Der "Verschleißjäger" war lebensgefährlich

Der extrem einfach aufgebaute Jäger aus Holz brauchte keine Rollbahn, sondern konnte überall von einem einfachen Gestell aus gestartet werden. Das Raketentriebwerk mit flüssigem Treibstoff und vier Feststoffhilfsraketen sollten der "Natter" eine Flugzeit von 120 Sekunden geben.

Bachems Vorstellung war, seine Flugzeuge in alliierte Bomberpulks hinein starten zu lassen. Dort sollten sie mit 1000 Stundenkilometern ihre Ziele suchen und mit bis zu 33 ungelenkten Raketen in der Spitze attackieren. Danach würden die in Eilkursen ausgebildeten Piloten mit dem Fallschirm aussteigen. Sicher gelandet, sollten die Männer dann neue "Nattern" bekommen, wieder für genau einen Einsatz.

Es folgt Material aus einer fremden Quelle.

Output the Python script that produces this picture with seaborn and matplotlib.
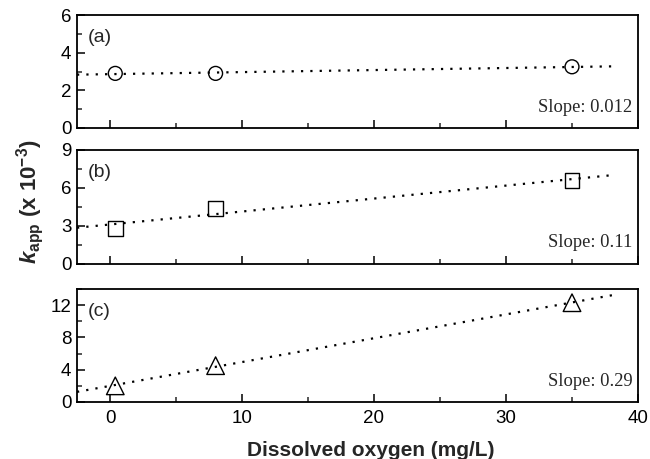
import numpy as np
import pandas as pd
import seaborn as sns
import matplotlib.pyplot as plt
from matplotlib.ticker import MultipleLocator

sns.set_theme(style="white")
plt.rcParams['font.family'] = ['Liberation Sans', 'DejaVu Sans']
plt.rcParams['mathtext.fontset'] = 'custom'
plt.rcParams['mathtext.rm'] = 'Liberation Sans'
plt.rcParams['mathtext.it'] = 'Liberation Sans:italic'
plt.rcParams['mathtext.bf'] = 'Liberation Sans:bold'
plt.rcParams['mathtext.bfit'] = 'Liberation Sans:italic:bold'

# Data
do_conc = [0.4, 8.0, 35.0]
kapp_a = [2.9, 2.9, 3.25]
kapp_b = [2.8, 4.4, 6.6]
kapp_c = [2.0, 4.5, 12.3]
panel_labels = ['(a)', '(b)', '(c)']
slope_labels = ['Slope: 0.012', 'Slope: 0.11', 'Slope: 0.29']
markers = ['o', 's', '^']
marker_sizes = [100, 110, 160]
ylims = [(0, 6), (0, 9), (0, 14)]
ymajor = [2, 3, 4]
yminor = [1, 1.5, 2]

series = [kapp_a, kapp_b, kapp_c]

fig = plt.figure(figsize=(6.5, 4.59), dpi=100)
L, W = 77/650, (638-77)/650
bottoms = [1-128/459, 1-264/459, 1-402/459]
heights = [113/459, 114/459, 113/459]

for i in range(3):
    ax = fig.add_axes([L, bottoms[i], W, heights[i]])
    df = pd.DataFrame({'x': do_conc, 'y': series[i]})
    # fit line drawn across the range where the original line extends
    ax.set_xlim(-2.5, 38.3)
    sns.regplot(data=df, x='x', y='y', ax=ax, scatter=False, ci=None, truncate=False,
                line_kws=dict(color='black', lw=1.6, ls=(0, (1, 3.2))))
    sns.scatterplot(data=df, x='x', y='y', ax=ax, marker=markers[i], s=marker_sizes[i],
                    facecolor='none', edgecolor='black', linewidth=1.0, zorder=3)
    ax.set_xlim(-2.5, 40)
    ax.set_ylim(*ylims[i])
    ax.xaxis.set_major_locator(MultipleLocator(10))
    ax.xaxis.set_minor_locator(MultipleLocator(5))
    ax.yaxis.set_major_locator(MultipleLocator(ymajor[i]))
    ax.yaxis.set_minor_locator(MultipleLocator(yminor[i]))
    ax.tick_params(axis='both', which='major', direction='in', length=6, width=1.1,
                   labelsize=13.5, colors='black', bottom=True, left=True, top=False, right=False, pad=4)
    ax.tick_params(axis='both', which='minor', direction='in', length=3.5, width=1.1,
                   bottom=True, left=True, top=False, right=False)
    ax.tick_params(axis='x', which='major', pad=6)
    for sp in ax.spines.values():
        sp.set_linewidth(1.3)
        sp.set_color('black')
    ax.set_ylabel('')
    ax.set_xlabel('')
    if i < 2:
        ax.tick_params(axis='x', labelbottom=False)
    ax.text(0.02, 0.80, panel_labels[i], transform=ax.transAxes, fontsize=14,
            ha='left', va='center')
    ax.text(0.99, 0.11, slope_labels[i], transform=ax.transAxes, fontsize=13.3,
            ha='right', va='bottom', family='Liberation Serif')

fig.text(371/650, 1-450/459, 'Dissolved oxygen (mg/L)', fontsize=15, fontweight='bold',
         ha='center', va='center')
fig.text(0.046, 0.56, r'$\mathbfit{k}_{\mathbf{app}}$ (x 10$^{\mathbf{-3}}$)', rotation=90,
         ha='center', va='center', fontsize=16, fontweight='bold')

fig.savefig('out.png', dpi=100)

Die Aerodynamik war korrekt berechnet, wie Schleppversuche 1944 zeigten. Allerdings starb beim ersten und einzigen bemannten Testflug mit Senkrechtstart der Pilot Lothar Sieber, ein wagemutiger und hochbegabter Flieger.

Weil eine Feststoffrakete klemmte, bohrte sich seine "Natter" am 1. März 1945 fast mit Schallgeschwindigkeit in den Boden bei dem Dorf Nusplingen auf der Schwäbischen Alb. Von Sieber wurden nur der halbe linke Arm, das halbe linke Bein und ein langer Splitter des Schädels gefunden.

Erich Bachen übrigens konstruierte nach dem Krieg noch verschiedene Grubenlokomotiven und andere Technik für Bergwerke. Später konzentrierte er sich auf Wohnanhänger. Ein Fluggerät aber hat er nie wieder entwickelt.